3.15. Indien hij getuigen ter zake wil doen horen, zal hij daartoe opgave kunnen doen van de verhinderdata van getuigen en partijen. Met het oog daarop zal de zaak naar de rol worden verwezen.
3.16. Indien [appellant] schriftelijke bescheiden wil overleggen zal hij die, voorafgaande aan het getuigenverhoor, bij akte in het geding kunnen brengen.
3.17. Het hof wijst partijen erop dat deze zaak wordt behandeld door raadsheren van het hof te Amsterdam in hun hoedanigheid van raadsheer-plaatsvervanger in het hof te Leeuwarden. Het eventuele getuigenverhoor zal daarom worden gehouden in het Paleis van Justitie te Amsterdam, tenzij partijen daartegen bezwaar maken.
3.18. Ten slotte overweegt het hof het volgende. Aangezien het procesbelang nog beperkt is en in het bovenstaande al de nodige beslissingen zijn gegeven, geeft het hof partijen in overweging te bezien of de zaak wellicht in een minnelijke regeling tot een einde kan worden gebracht.
3.19. Iedere verdere beslissing zal worden aangehouden.
laat [appellant] toe tot het bewijs van zijn stellingen:
i) dat hij € 22.500,- heeft uitgegeven ter zake van reparatie en vervanging wegens de gestelde inbraak in de woning en verwijdering van keuken en glazen deuren en beschadiging van garagedeur en
(ii) dat de gestelde inbraak, verwijdering en beschadiging heeft plaatsgevonden na de afmijning in de veiling van 30 mei 2006 en vóór de gunning op 31 mei 2006;
beveelt, indien [appellant] getuigen wil doen horen, een getuigenverhoor dat zal plaatshebben voor mr.
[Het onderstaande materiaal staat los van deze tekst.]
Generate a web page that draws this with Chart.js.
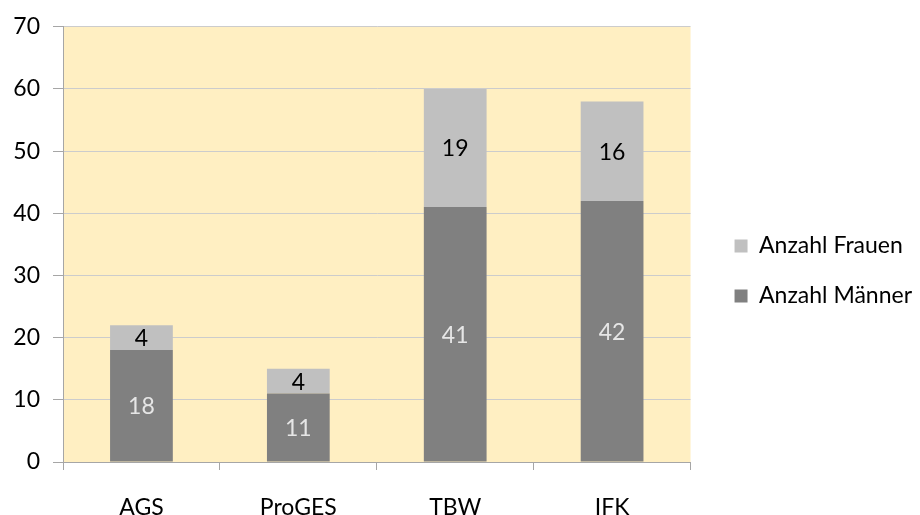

J.E. Molenaar, daartoe tot raadsheer-commissaris benoemd, in het Paleis van Justitie aan de Prinsengracht 436 te Amsterdam op een nader door de raadsheer-commissaris te bepalen dag en uur;
verwijst de zaak naar de rolzitting van dinsdag 30 augustus 2011 voor opgave door de advocaat van [appellant] van verhinderdata aan weerszijden (ook die van de getuigen), met opgave van de namen van de getuigen (aan weerszijden) in de periode oktober t/m december 2011;
houdt iedere verdere beslissing aan.
Dit arrest is gewezen door mrs. J.E. Molenaar, R.J.F. Thiessen en M.M.M. Tillema en is in het openbaar door de rolraadsheer uitgesproken op 19 juli 2011.